Pea tendrils, also known as pea shoots or pea sprouts, are young and tender tendrils that grow from the tops of pea plants. They are delicate, leafy greens with thin, curly stems and small, bright green leaves. The taste of pea tendrils is often described as mild and slightly sweet, with a subtle hint of the distinct flavor found in mature peas. The texture is tender and crisp, providing a pleasant crunch.

Prep

Rinse. The whole tendril is edible. Sometimes the stems get a little woody at the ends and can be removed. Eat raw or cooked.

Storing

It's best to use it within a few days for optimal flavor. To store it, place unwashed leaves in a perforated plastic bag or a container lined with a dry paper towel to absorb excess moisture. Seal the bag or container loosely to allow for some airflow. Store the bag in the refrigerator's crisper drawer, where it will stay fresh for a few days.

How to use:

  • Salads: Add pea tendrils to your favorite salad greens for an extra layer of texture and flavor.
  • Stir-fries: Toss pea tendrils into stir-fries towards the end of cooking. Their tender texture and subtle flavor make them a perfect addition to stir-fried vegetables, meats, or noodles.
  • Sandwiches and Wraps: Layer pea tendrils in sandwiches or wraps to add a crisp and refreshing bite.
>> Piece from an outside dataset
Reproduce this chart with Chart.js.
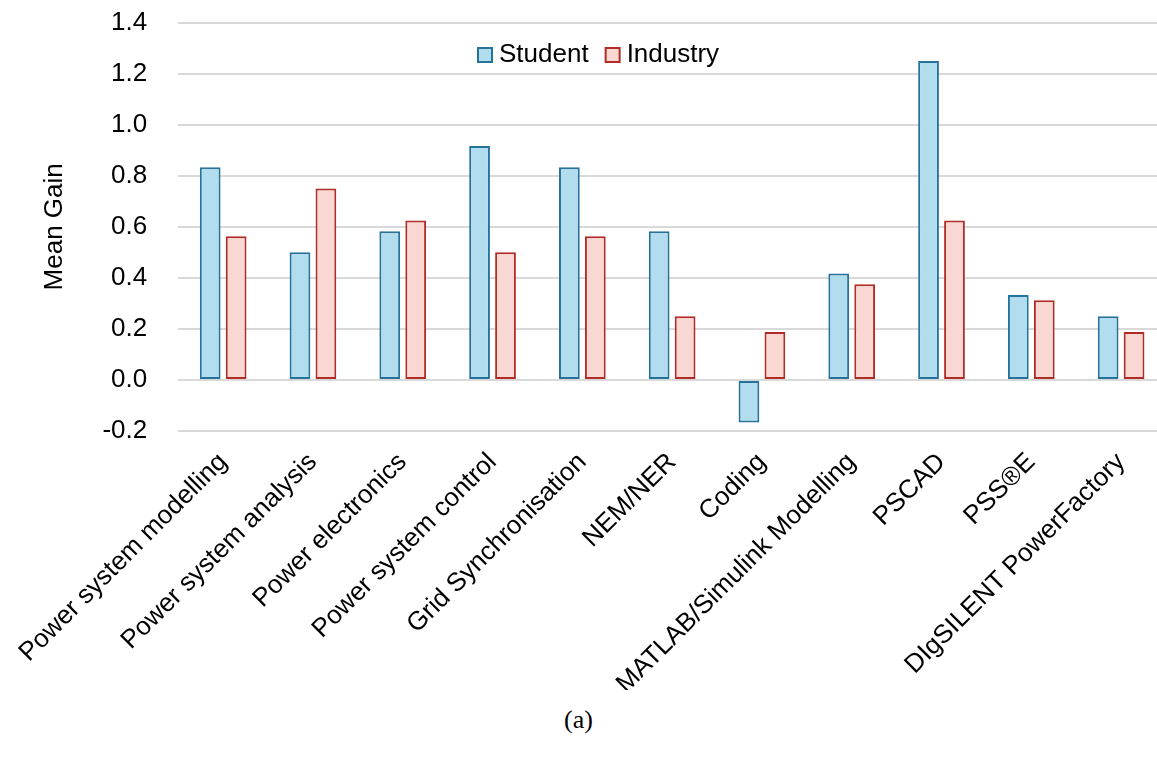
<!DOCTYPE html>
<html>
<head>
<meta charset="utf-8">
<script src="https://cdn.jsdelivr.net/npm/chart.js@4"></script>
<style>
  html, body { margin: 0; padding: 0; background: #fff; overflow: hidden; }
  #wrap { position: relative; width: 1157px; height: 765px; overflow: hidden; }
  #gainChart { position: absolute; left: 0; top: -24px; }
  #caption { position: absolute; left: 0; width: 1157px; top: 705px; text-align: center;
             font-family: "Liberation Serif", "DejaVu Serif", serif; font-size: 26px; color: #000; }
</style>
</head>
<body>
<div id="wrap">
  <canvas id="gainChart" width="1166" height="714"></canvas>
  <div id="caption">(a)</div>
</div>
<script>
const categories = [
    "Power system modelling", "Power system analysis", "Power electronics",
    "Power system control", "Grid Synchronisation", "NEM/NER", "Coding",
    "MATLAB/Simulink Modelling", "PSCAD", "PSS®E", "DIgSILENT PowerFactory"
];
const studentGain = [0.833, 0.5, 0.583, 0.917, 0.833, 0.583, -0.167, 0.417, 1.25, 0.333, 0.25];
const industryGain = [0.5625, 0.75, 0.625, 0.5, 0.5625, 0.25, 0.1875, 0.375, 0.625, 0.3125, 0.1875];
const yTicks = [-0.2, 0.0, 0.2, 0.4, 0.6, 0.8, 1.0, 1.2, 1.4];

const fontFamily = "'Liberation Sans', Arial, sans-serif";
const fontSize = 26;
const canvasShift = 24; // canvas is moved up by this much

// legend sits inside the plot, a bit left of centre
const innerLegend = {
    id: "innerLegend",
    afterDraw(chart) {
        const ctx = chart.ctx;
        ctx.save();
        ctx.font = fontSize + "px " + fontFamily;
        ctx.textBaseline = "middle";
        let x = 478;
        const y = 55 + canvasShift;
        chart.data.datasets.forEach(ds => {
            ctx.fillStyle = ds.backgroundColor;
            ctx.strokeStyle = ds.borderColor;
            ctx.lineWidth = 2;
            ctx.fillRect(x, y - 7, 14, 14);
            ctx.strokeRect(x, y - 7, 14, 14);
            ctx.fillStyle = "#000";
            ctx.fillText(ds.label, x + 21, y);
            x += 21 + ctx.measureText(ds.label).width + 17;
        });
        ctx.restore();
    }
};

const ctx = document.getElementById("gainChart").getContext("2d");
new Chart(ctx, {
    type: "bar",
    data: {
        labels: categories,
        datasets: [
            {
                label: "Student",
                data: studentGain,
                backgroundColor: "#b1ddef",
                borderColor: "#26729a",
                borderWidth: 2,
                borderSkipped: false,
                categoryPercentage: 0.578,
                barPercentage: 0.8
            },
            {
                label: "Industry",
                data: industryGain,
                backgroundColor: "#f9d8d4",
                borderColor: "#b02c24",
                borderWidth: 2,
                borderSkipped: false,
                categoryPercentage: 0.578,
                barPercentage: 0.8
            }
        ]
    },
    options: {
        responsive: false,
        animation: false,
        devicePixelRatio: 1,
        layout: { padding: { top: 0, left: 0, right: 0, bottom: 0 } },
        plugins: {
            legend: { display: false },
            tooltip: { enabled: false }
        },
        scales: {
            x: {
                grid: { display: false, drawTicks: false },
                border: { display: false },
                ticks: {
                    color: "#000",
                    font: { family: fontFamily, size: fontSize },
                    minRotation: 45,
                    maxRotation: 45,
                    padding: 16,
                    autoSkip: false
                },
                afterFit(scale) { scale.height = 714 - (431 + canvasShift); }
            },
            y: {
                min: -0.2,
                max: 1.4,
                afterBuildTicks(scale) { scale.ticks = yTicks.map(v => ({ value: v })); },
                grid: { color: "#d9d9d9", lineWidth: 2, drawTicks: false },
                border: { display: false },
                ticks: {
                    color: "#000",
                    font: { family: fontFamily, size: fontSize },
                    padding: 31,
                    callback: v => v.toFixed(1)
                },
                title: {
                    display: true,
                    text: "Mean Gain",
                    color: "#000",
                    font: { family: fontFamily, size: fontSize },
                    padding: { top: 35, bottom: 0 }
                },
                afterFit(scale) { scale.width = 174; }
            }
        }
    },
    plugins: [innerLegend]
});
</script>
</body>
</html>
They can provide a light and delicate crunch, along with a touch of sweetness.
  • Soups and Stews: Add pea tendrils to hot soups or stews just before serving. They will wilt slightly, adding a pop of green color and a burst of freshness to the dish.
  • Pasta Dishes: Mix cooked pea tendrils into pasta dishes like spaghetti or fettuccine. The tendrils will add a delicate and vibrant element to the pasta, complementing the other ingredients.
  • Pesto or Sauce: Blend pea tendrils with garlic, nuts, cheese, and olive oil to make a flavorful pesto or sauce. Use it as a spread, dip, or toss it with cooked pasta for a quick and vibrant meal.
  • Side Dish: Sauté pea tendrils with garlic and olive oil for a simple and nutritious side dish. The gentle cooking will help retain their delicate flavor and texture.